The star of the game was Quarterback Dak Prescott who threw five touchdown passes (four in the first half) which gave him 37 on the season and established a new franchise record by surpassing Tony Romo's 36 in 2007.
Prescott ended the 2021 season with 12 touchdowns without an interception in the final three games and looked more like the player he was earlier in the year. However, putting up gaudy isn't what matters to Prescott, winning in the postseason is.
“The stats and all that, the way we finished was great. It's what we wanted to do, build momentum, get in a rhythm – but none of that matters anymore,” Prescott said. “You get into this tournament, and it's one game at a time. It's must-win. So that's the focus.”

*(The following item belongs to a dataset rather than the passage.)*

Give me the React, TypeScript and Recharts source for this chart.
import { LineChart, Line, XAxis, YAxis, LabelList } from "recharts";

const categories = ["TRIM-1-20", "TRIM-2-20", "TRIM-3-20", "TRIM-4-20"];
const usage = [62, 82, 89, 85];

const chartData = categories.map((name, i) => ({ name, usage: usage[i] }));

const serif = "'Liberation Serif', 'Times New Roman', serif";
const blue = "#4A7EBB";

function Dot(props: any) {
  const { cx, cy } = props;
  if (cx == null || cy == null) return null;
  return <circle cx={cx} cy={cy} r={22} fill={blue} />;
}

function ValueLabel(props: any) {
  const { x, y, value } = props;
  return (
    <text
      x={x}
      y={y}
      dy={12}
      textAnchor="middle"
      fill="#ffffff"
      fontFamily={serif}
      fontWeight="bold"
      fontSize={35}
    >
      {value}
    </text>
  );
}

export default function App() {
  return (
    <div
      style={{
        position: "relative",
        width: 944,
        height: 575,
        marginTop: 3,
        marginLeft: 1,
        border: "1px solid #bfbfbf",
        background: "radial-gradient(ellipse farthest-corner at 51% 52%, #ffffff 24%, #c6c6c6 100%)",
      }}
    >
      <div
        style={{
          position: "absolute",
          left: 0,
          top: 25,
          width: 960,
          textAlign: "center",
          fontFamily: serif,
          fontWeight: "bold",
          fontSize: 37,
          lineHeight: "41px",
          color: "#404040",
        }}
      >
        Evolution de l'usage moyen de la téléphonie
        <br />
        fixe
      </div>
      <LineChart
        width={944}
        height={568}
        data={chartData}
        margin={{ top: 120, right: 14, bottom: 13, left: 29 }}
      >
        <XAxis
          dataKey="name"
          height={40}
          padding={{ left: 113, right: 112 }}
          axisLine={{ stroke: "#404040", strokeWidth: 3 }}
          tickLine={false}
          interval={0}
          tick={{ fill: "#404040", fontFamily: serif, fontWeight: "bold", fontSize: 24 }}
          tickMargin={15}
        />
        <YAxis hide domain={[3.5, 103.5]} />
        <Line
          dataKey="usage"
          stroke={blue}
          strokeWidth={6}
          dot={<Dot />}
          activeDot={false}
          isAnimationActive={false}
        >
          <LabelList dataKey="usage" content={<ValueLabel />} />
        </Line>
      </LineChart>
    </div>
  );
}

The Cowboys won five of their last six games after losing three out of four during a rocky month of November. Not only has the Cowboys' offense got back in sync, but their defense forced 15 turnovers in the final six games.
It was a great way to end the regular season for the Cowboys, but Prescott realizes that's irrelevant now that the playoffs are set to begin.
“You've got to turn the page,” Prescott said. “You can't hang your hat on the regular season or 12 wins or winning the division, because none of it matters.”
Prescott has performed well in his postseason career. He's completed 64% of his passes with a quarterback rating of 95.7 and produced seven total touchdowns (five passing, two rushing) in three games. The highlight of Prescott's playoff performances came in his rookie season in 2016 when he went toe-to-toe with Aaron Rodgers of the Green Bay Packers by throwing for 302 yards and three touchdowns and erased a 21-3 deficit.
Unfortunately for the former Offensive Rookie of the Year, the Cowboys lost 34-31 and they have played in just two playoff games since going 1-1. A losing record in the playoffs isn't what any quarterback wants to have on his resume. For Prescott, this postseason is about leaving no doubt that he can take a team deep into the playoffs and that he is one of the best quarterbacks in the league.
The Cowboys possess the NFL's top-ranked offense in terms of yards and points per game and a defense that was the best on third down and led the league in turnovers. However, it all starts with Prescott, and the Cowboys will only go as far as he takes them.
After signing a four-year, $160 million extension in the offseason, Prescott has his financial security. When you're the quarterback for the Cowboys, how many dollars you make doesn't though, it's about winning Super Bowls like Hall of Famers Roger Staubach and Troy Aikman did in the 70s and 90s.
It's go time, and Prescott is focused on putting his name alongside the great Cowboys signal callers of the past.